Former Omak Mission Children Sue State over St. Mary's Sex Abuse Case

By K.c. Mehaffey
Wenatchee World
November 23, 2011

OMAK Eight former foster children who claim they were sexually abused by a priest at St. Mary's Mission in Omak decades ago are suing Washington state for sending them to the American Indian boarding school and not tracking their well-being.

The lawsuit, filed Tuesday in Thurston County Superior Court, says the children were all abused in the 1950s, '60s and '70s by Rev. John Morse and others at the Jesuit mission.

The abuse ranges from fondling to sodomy and rape.

Morse is among the priests named in a $166 million settlement in March between the Northwest Jesuits and hundreds of abuse victims. Attorneys for the victims say more than 100 children were sexually abused at St. Mary's Mission, and Morse is the subject of more than 75 prior abuse claims and lawsuits. He has denied the claims and currently lives under constant supervision in a Jesuit retirement home near Spokane.

The lawsuit says that the state Department of Social and Health Services appointed Morse as foster parent or guardian for five of the children. All eight children were under the state's care, yet the state never visited the mission to be sure they were being properly cared for, and never investigated indications that abuse was occurring, their attorneys said.

"We have testimony, not only from clients but from employees of the mission, that the state very rarely, if ever, set foot on the grounds of the mission to inquire about the safety of these children," said Yakima attorney Bryan Smith.

The lawsuit also says that the state was notified about the sexual abuse occurring at St. Mary's Mission, but failed to investigate the claims.
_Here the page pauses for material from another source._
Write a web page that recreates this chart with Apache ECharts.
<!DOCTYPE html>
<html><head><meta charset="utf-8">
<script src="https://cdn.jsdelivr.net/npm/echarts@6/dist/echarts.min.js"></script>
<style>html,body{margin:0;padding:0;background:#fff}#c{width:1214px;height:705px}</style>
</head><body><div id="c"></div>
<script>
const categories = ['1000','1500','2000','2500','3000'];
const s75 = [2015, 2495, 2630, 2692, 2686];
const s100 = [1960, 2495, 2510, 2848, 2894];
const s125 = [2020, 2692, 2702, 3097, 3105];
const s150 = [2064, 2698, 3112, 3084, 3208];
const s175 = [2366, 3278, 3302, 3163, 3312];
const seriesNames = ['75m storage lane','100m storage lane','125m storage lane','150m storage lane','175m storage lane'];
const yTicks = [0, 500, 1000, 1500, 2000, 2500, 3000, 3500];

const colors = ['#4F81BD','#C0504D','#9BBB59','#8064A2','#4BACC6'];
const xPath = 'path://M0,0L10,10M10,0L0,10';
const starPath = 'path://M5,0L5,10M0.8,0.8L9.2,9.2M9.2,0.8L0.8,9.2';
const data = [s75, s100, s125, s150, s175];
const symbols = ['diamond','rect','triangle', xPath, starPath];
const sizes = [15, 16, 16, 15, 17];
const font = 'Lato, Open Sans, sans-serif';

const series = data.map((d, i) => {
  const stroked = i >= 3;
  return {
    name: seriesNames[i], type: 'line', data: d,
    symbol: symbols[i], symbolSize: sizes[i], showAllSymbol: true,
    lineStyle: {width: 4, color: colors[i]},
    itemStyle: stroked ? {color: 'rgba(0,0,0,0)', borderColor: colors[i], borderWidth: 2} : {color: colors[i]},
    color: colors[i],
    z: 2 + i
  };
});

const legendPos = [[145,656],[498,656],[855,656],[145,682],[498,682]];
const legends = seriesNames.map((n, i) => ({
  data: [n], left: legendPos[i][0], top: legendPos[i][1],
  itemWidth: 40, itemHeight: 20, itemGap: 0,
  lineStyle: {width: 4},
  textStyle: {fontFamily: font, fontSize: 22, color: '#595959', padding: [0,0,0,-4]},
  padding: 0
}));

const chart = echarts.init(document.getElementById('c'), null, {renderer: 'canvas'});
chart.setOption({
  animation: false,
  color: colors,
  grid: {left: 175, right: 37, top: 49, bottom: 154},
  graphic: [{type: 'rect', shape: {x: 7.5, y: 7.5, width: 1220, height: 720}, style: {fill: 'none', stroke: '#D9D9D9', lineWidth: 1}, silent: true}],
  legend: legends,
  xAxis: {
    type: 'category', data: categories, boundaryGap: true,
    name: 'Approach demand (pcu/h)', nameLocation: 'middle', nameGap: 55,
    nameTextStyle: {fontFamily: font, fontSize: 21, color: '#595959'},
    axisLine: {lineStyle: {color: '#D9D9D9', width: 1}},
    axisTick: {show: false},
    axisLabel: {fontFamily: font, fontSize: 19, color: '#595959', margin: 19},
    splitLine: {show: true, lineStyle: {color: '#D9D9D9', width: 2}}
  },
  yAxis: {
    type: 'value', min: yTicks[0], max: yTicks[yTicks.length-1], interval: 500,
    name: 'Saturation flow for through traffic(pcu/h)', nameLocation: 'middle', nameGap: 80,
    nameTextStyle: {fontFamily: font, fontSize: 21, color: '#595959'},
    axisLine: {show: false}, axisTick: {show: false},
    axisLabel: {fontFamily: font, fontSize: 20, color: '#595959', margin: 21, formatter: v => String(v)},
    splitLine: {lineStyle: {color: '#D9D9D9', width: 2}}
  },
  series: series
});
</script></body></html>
DSHS spokesman John Wiley said state lawyers have not yet seen the lawsuit, and when they did, they would file a response through the courts.

Smith said DSHS did not keep records on complaints back into the '60s, "But we do have court records which we found showing they were placed in the special care of Father John Morse, one of the most prolific pedophile abusers in the history of the state," he added.
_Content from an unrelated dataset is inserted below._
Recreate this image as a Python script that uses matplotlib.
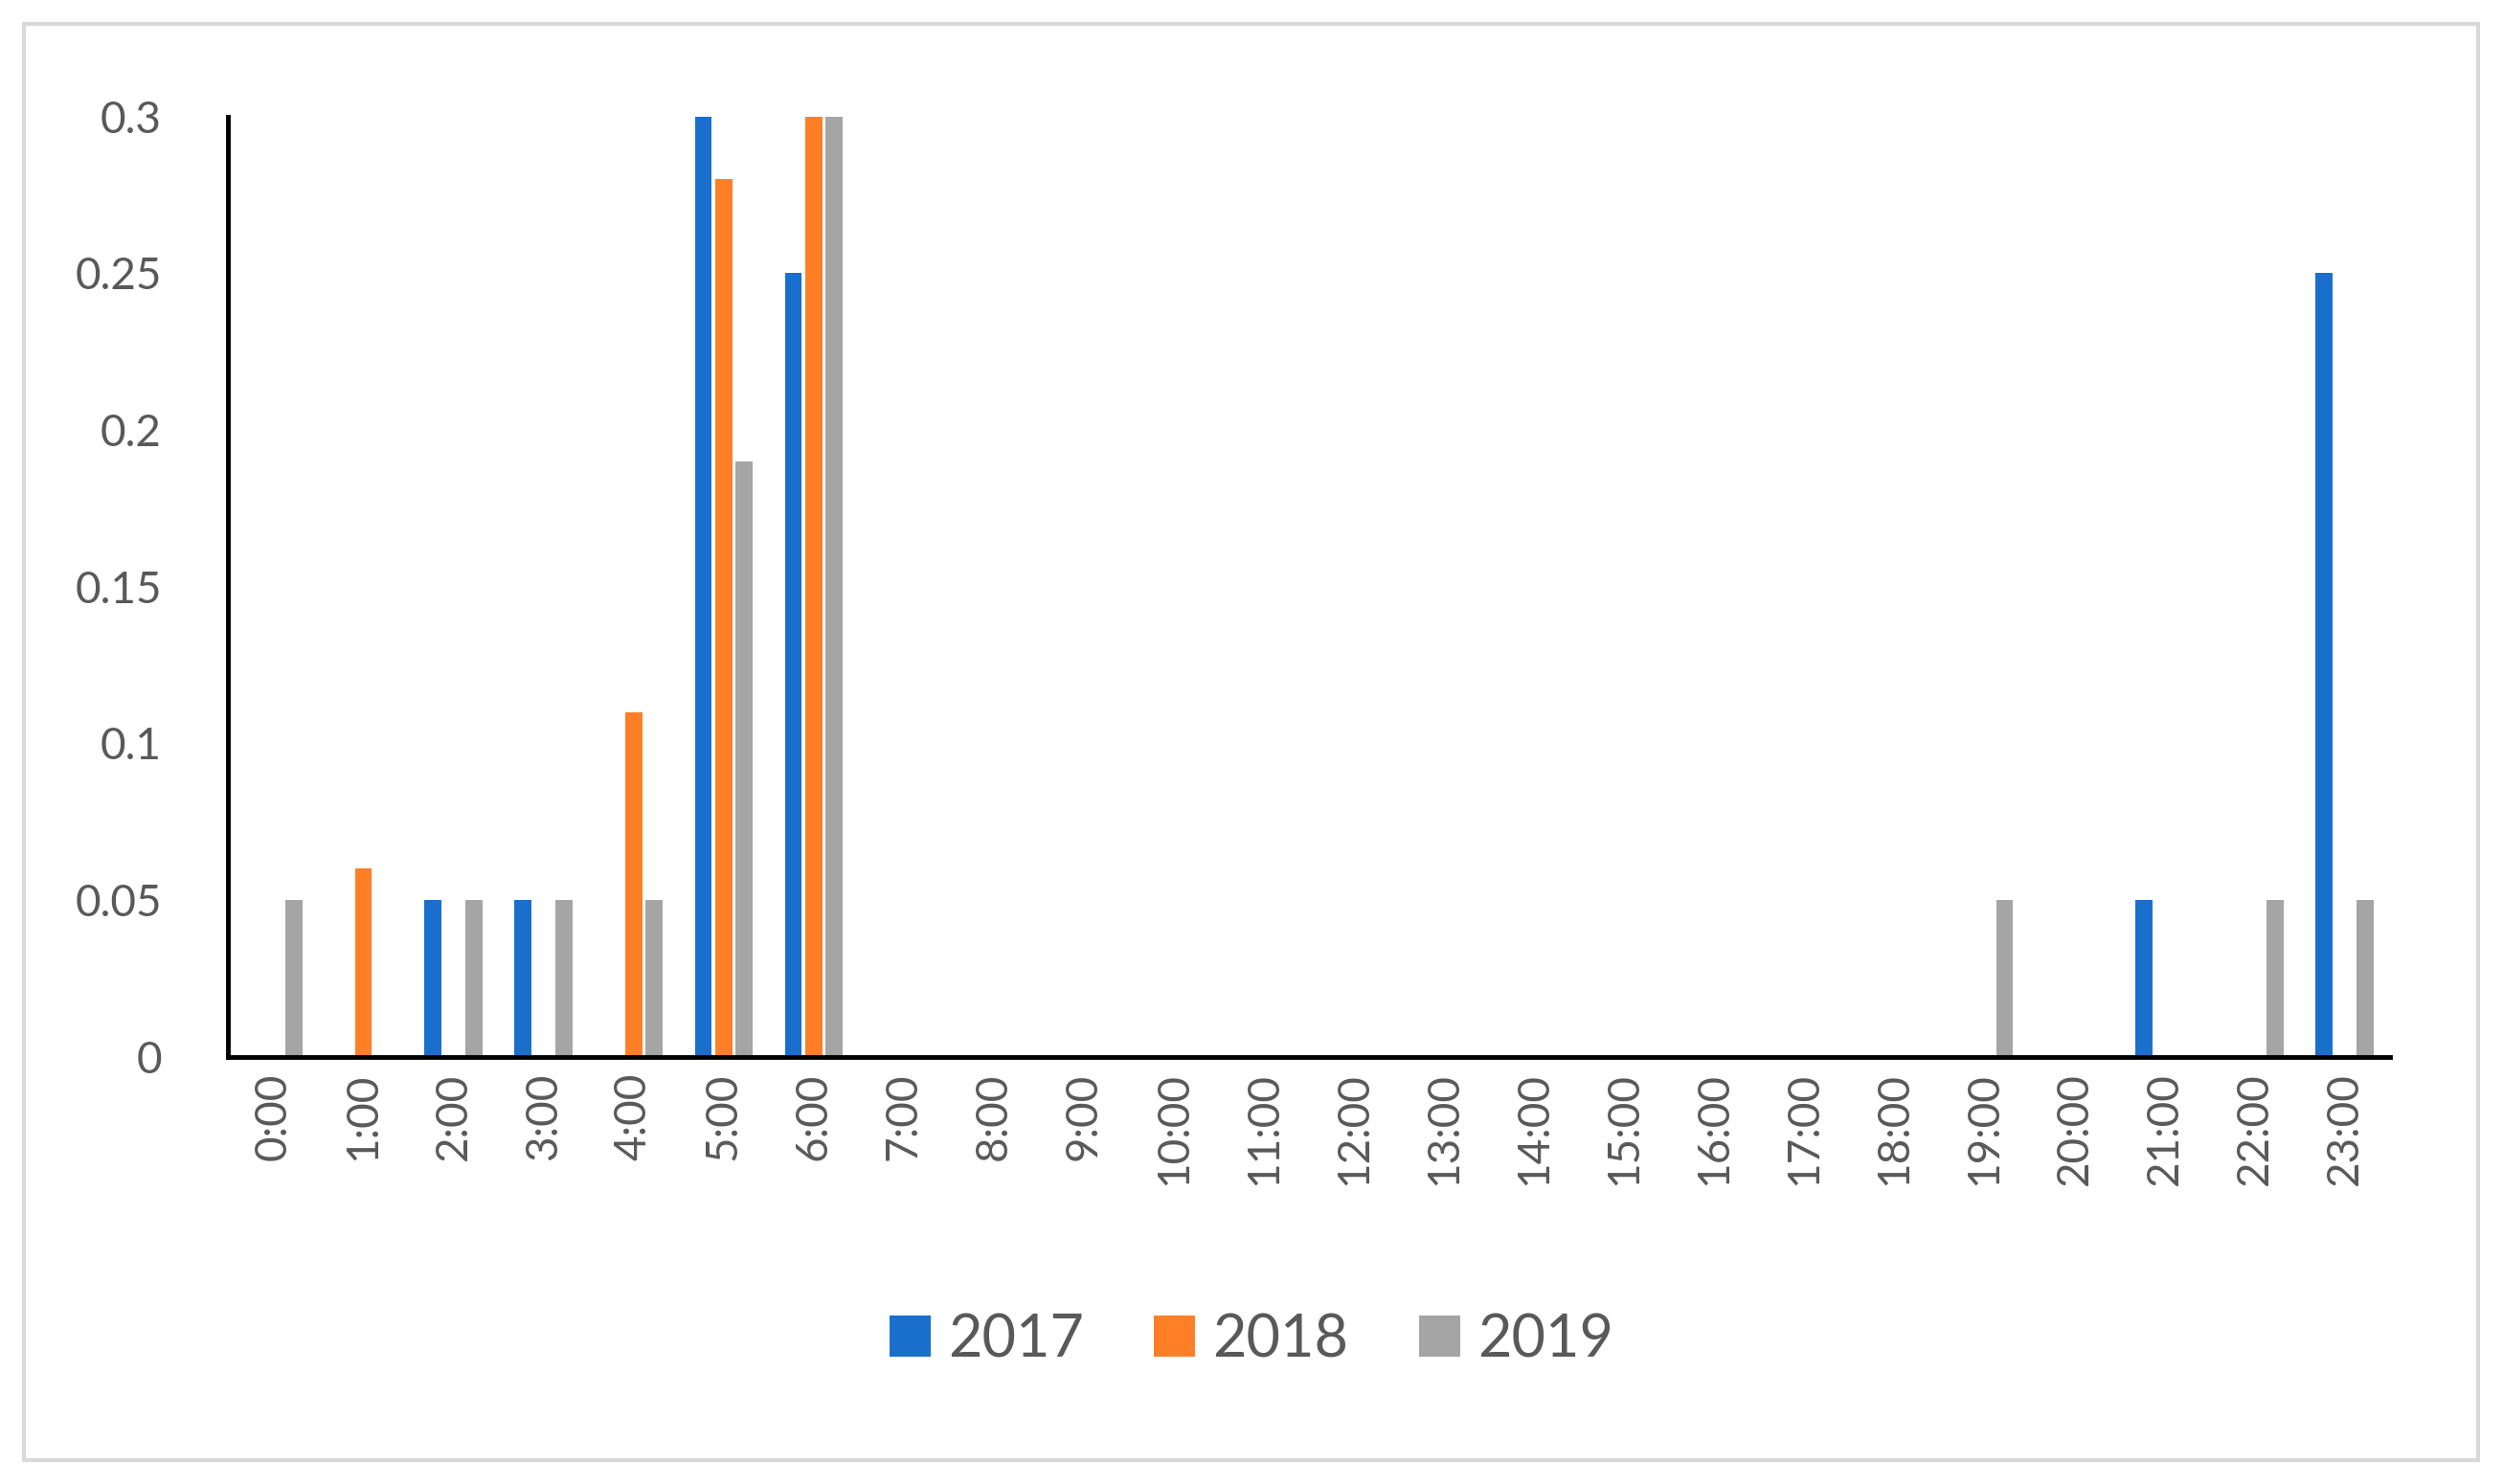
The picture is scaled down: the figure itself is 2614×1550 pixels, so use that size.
import numpy as np
import matplotlib.pyplot as plt
from matplotlib.patches import Rectangle

plt.rcParams['font.family'] = ['Lato', 'DejaVu Sans']

hours = [f"{h}:00" for h in range(24)]
v2017 = [0, 0, 0.05, 0.05, 0, 0.3, 0.25] + [0] * 14 + [0.05, 0, 0.25]
v2018 = [0, 0.06, 0, 0, 0.11, 0.28, 0.3] + [0] * 17
v2019 = [0.05, 0, 0.05, 0.05, 0.05, 0.19, 0.3] + [0] * 12 + [0.05, 0, 0, 0.05, 0.05]

colors = ["#1a6fcc", "#ff7f27", "#a5a5a5"]
txt = "#595959"

fig = plt.figure(figsize=(26.14, 15.5), dpi=100)
fig.patches.append(Rectangle((0.0096, 0.016), 0.9805, 0.968, transform=fig.transFigure,
                             fill=False, edgecolor="#d9d9d9", linewidth=3))
ax = fig.add_axes([0.0912, 0.288, 0.8635, 0.6335])

x = np.arange(24)
w = 0.19
for i, (vals, lab) in enumerate(zip([v2017, v2018, v2019], ["2017", "2018", "2019"])):
    ax.bar(x + (i - 1) * 0.225, vals, w, color=colors[i], label=lab)

ax.set_xlim(-0.5, 23.5)
ax.set_ylim(0, 0.3)
ax.set_yticks([0, 0.05, 0.1, 0.15, 0.2, 0.25, 0.3])
ax.set_yticklabels(["0", "0.05", "0.1", "0.15", "0.2", "0.25", "0.3"])
ax.set_xticks(x)
ax.set_xticklabels(hours, rotation=90)
ax.tick_params(axis="both", length=0, labelsize=33, labelcolor=txt)
ax.tick_params(axis="y", pad=50)
ax.tick_params(axis="x", pad=12)
for s in ["top", "right"]:
    ax.spines[s].set_visible(False)
for s in ["left", "bottom"]:
    ax.spines[s].set_linewidth(3.5)
    ax.spines[s].set_color("black")

fig.legend(loc="center", bbox_to_anchor=(0.5, 0.097), ncol=3, frameon=False,
           fontsize=44, labelcolor=txt, handlelength=0.7, handleheight=0.7,
           columnspacing=1.2, handletextpad=0.3)

fig.savefig("out.png", dpi=100)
Smith said all the victims, who live in Washington and Montana, filed claims against the state in July 2010, seeking more than $5 million in damages. The state never responded.
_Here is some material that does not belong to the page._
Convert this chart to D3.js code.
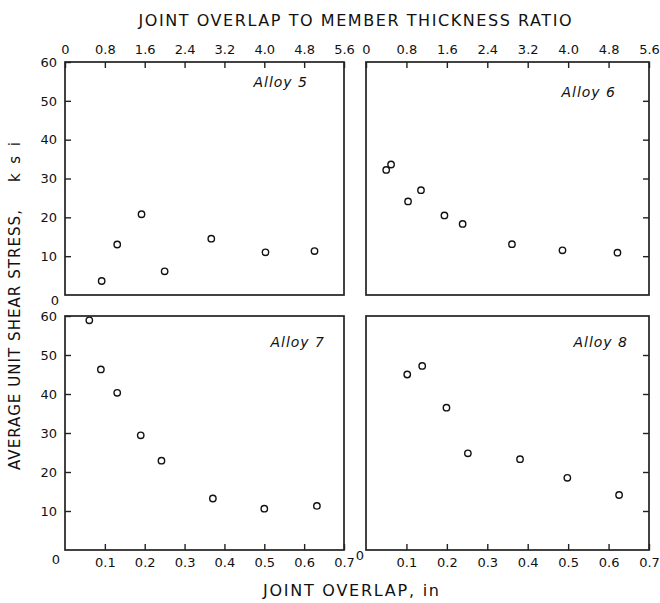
<!DOCTYPE html>
<html>
<meta charset='utf-8'>
<title>Joint overlap vs shear stress</title>
<style>
  body { margin: 0; background: #fff; }
  text { font-family: 'DejaVu Sans', sans-serif; fill: #111; }
  .tick line { stroke: #222; stroke-width: 1.4; }
  .tick text { font-size: 13px; }
  .frame { fill: none; stroke: #222; stroke-width: 1.7; }
  .pt { fill: #fff; stroke: #111; stroke-width: 1.4; }
</style>
<script src='https://d3js.org/d3.v7.min.js'></script>
<body>
<script>

  // joint overlap (in) and average unit shear stress (ksi) per alloy
  var alloy5X = [0.092, 0.131, 0.192, 0.25, 0.367, 0.503, 0.626];
  var alloy5Y = [3.6, 13, 20.8, 6.1, 14.5, 11, 11.3];

  var alloy6X = [0.05, 0.062, 0.104, 0.136, 0.194, 0.239, 0.361, 0.486, 0.622];
  var alloy6Y = [32.2, 33.6, 24.1, 27, 20.5, 18.3, 13.1, 11.5, 10.9];

  var alloy7X = [0.061, 0.09, 0.131, 0.19, 0.242, 0.371, 0.5, 0.632];
  var alloy7Y = [58.9, 46.3, 40.3, 29.4, 22.9, 13.2, 10.6, 11.3];

  var alloy8X = [0.102, 0.139, 0.199, 0.252, 0.381, 0.498, 0.626];
  var alloy8Y = [45, 47.2, 36.5, 24.8, 23.3, 18.5, 14.1];

  var alloyNames = ['Alloy 5', 'Alloy 6', 'Alloy 7', 'Alloy 8'];

  // tick values
  var overlapTicks = [0.1, 0.2, 0.3, 0.4, 0.5, 0.6, 0.7];
  var ratioTicks = [0, 0.8, 1.6, 2.4, 3.2, 4.0, 4.8, 5.6];
  var stressTicks = [10, 20, 30, 40, 50, 60];

  var W = 660, H = 603;
  var svg = d3.select('body').append('svg')
      .attr('width', W)
      .attr('height', H);

  // panel boxes: col 0/1, row 0/1
  var cols = [[65, 344], [366, 649]];
  var rows = [[62, 295], [316, 550]];

  var panels = [
    {name: alloyNames[0], xs: alloy5X, ys: alloy5Y, c: 0, r: 0, lab: [36, 25]},
    {name: alloyNames[1], xs: alloy6X, ys: alloy6Y, c: 1, r: 0, lab: [33, 35]},
    {name: alloyNames[2], xs: alloy7X, ys: alloy7Y, c: 0, r: 1, lab: [19, 31]},
    {name: alloyNames[3], xs: alloy8X, ys: alloy8Y, c: 1, r: 1, lab: [21, 31]}
  ];

  panels.forEach(function(p) {
    var x0 = cols[p.c][0], x1 = cols[p.c][1];
    var y0 = rows[p.r][0], y1 = rows[p.r][1];

    var x = d3.scaleLinear().domain([0, 0.7]).range([x0, x1]);
    var xr = d3.scaleLinear().domain([0, 5.6]).range([x0, x1]);
    var y = d3.scaleLinear().domain([0, 60]).range([y1, y0]);

    var g = svg.append('g');

    // top axis: overlap / thickness ratio
    if (p.r == 0) {
      g.append('g')
        .attr('transform', 'translate(0,' + y0 + ')')
        .call(d3.axisTop(xr).tickValues(ratioTicks).tickSize(-6).tickPadding(8)
          .tickFormat(function(d) { return d === 0 ? '0' : d3.format('.1f')(d); }))
        .call(function(a) { a.select('.domain').remove(); });
    }

    // bottom axis: joint overlap
    if (p.r == 1) {
      g.append('g')
        .attr('transform', 'translate(0,' + y1 + ')')
        .call(d3.axisBottom(x).tickValues(overlapTicks).tickSize(-6).tickPadding(8)
          .tickFormat(d3.format('.1f')))
        .call(function(a) { a.select('.domain').remove(); });
      g.append('text')
        .attr('x', x(0) - (p.c == 0 ? 9 : 6))
        .attr('y', y1 + (p.c == 0 ? 14 : 10))
        .style('text-anchor', 'middle')
        .style('font-size', '13px')
        .text('0');
    }

    if (p.c == 0) {
      g.append('g')
        .attr('transform', 'translate(' + x0 + ',0)')
        .call(d3.axisLeft(y).tickValues(stressTicks).tickSize(-6).tickPadding(8))
        .call(function(a) { a.select('.domain').remove(); });
      if (p.r == 0) {
        g.append('text')
          .attr('x', x0 - 10)
          .attr('y', y1 + 10)
          .style('text-anchor', 'middle')
          .style('font-size', '13px')
          .text('0');
      }
    } else {
      g.append('g')
        .attr('transform', 'translate(' + x1 + ',0)')
        .call(d3.axisRight(y).tickValues(stressTicks.slice(0, 5)).tickSize(-6).tickFormat(''))
        .call(function(a) { a.select('.domain').remove(); });
    }

    g.append('rect')
      .attr('class', 'frame')
      .attr('x', x0)
      .attr('y', y0)
      .attr('width', x1 - x0)
      .attr('height', y1 - y0);

    g.append('text')
      .attr('x', x1 - p.lab[0])
      .attr('y', y0 + p.lab[1])
      .style('text-anchor', 'end')
      .style('font-size', '14px')
      .style('font-style', 'italic')
      .style('letter-spacing', '1px')
      .text(p.name);

    g.selectAll('circle')
      .data(p.xs.map(function(d, i) { return [d, p.ys[i]]; }))
      .enter().append('circle')
      .attr('class', 'pt')
      .attr('r', 3.2)
      .attr('cx', function(d) { return x(d[0]); })
      .attr('cy', function(d) { return y(d[1]); });
  });

  // axis titles
  svg.append('text')
    .attr('x', 355)
    .attr('y', 26)
    .attr('text-anchor', 'middle')
    .attr('textLength', 433)
    .attr('lengthAdjust', 'spacing')
    .style('font-size', '16px')
    .text('JOINT OVERLAP TO MEMBER THICKNESS RATIO');

  svg.append('text')
    .attr('x', 351)
    .attr('y', 596)
    .attr('text-anchor', 'middle')
    .attr('textLength', 176)
    .attr('lengthAdjust', 'spacing')
    .style('font-size', '16px')
    .text('JOINT OVERLAP, in');

  svg.append('text')
    .attr('transform', 'translate(20,340) rotate(-90)')
    .attr('text-anchor', 'middle')
    .attr('textLength', 260)
    .attr('lengthAdjust', 'spacing')
    .style('font-size', '15px')
    .text('AVERAGE UNIT SHEAR STRESS,');

  svg.append('text')
    .attr('transform', 'translate(20,162) rotate(-90)')
    .attr('text-anchor', 'middle')
    .attr('textLength', 40)
    .attr('lengthAdjust', 'spacing')
    .style('font-size', '15px')
    .text('ksi');

</script>
</body>
</html>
A news release from Tamaki Law, which filed the suit, said one victim identified as T.B., now 54, said the sexual abuse began when she was six years old, in first grade, and continued for eight years. The lawsuit claimed multiple incidents of fondling, inappropriate touching, sodomy and sexual intercourse.

When one of her friends in the dorm died, she became terrified that the same thing would happen to her if she told of the abuse, she said. "To this day, I remain in fear of Morse. He remains a powerful and fearful presence," she said in a news release.

Smith said that the attorneys are investigating the student's death, and do not yet know if it was related to the abuse.

"That's one thing we intend to do in the lawsuit, is to find answers to some of these questions," he said.

Another victim, now 53, said he was sent to Morse's office when he was in fourth grade. "There were two little girls on his lap. He got up and hugged me and started stroking me," the victim, identified as D.P., said in the news release. He claimed sexual, physical and emotional abuse by both Morse and Jim Gates, who worked at the mission, which included multiple incidents of fondling, inappropriate touching and sodomy.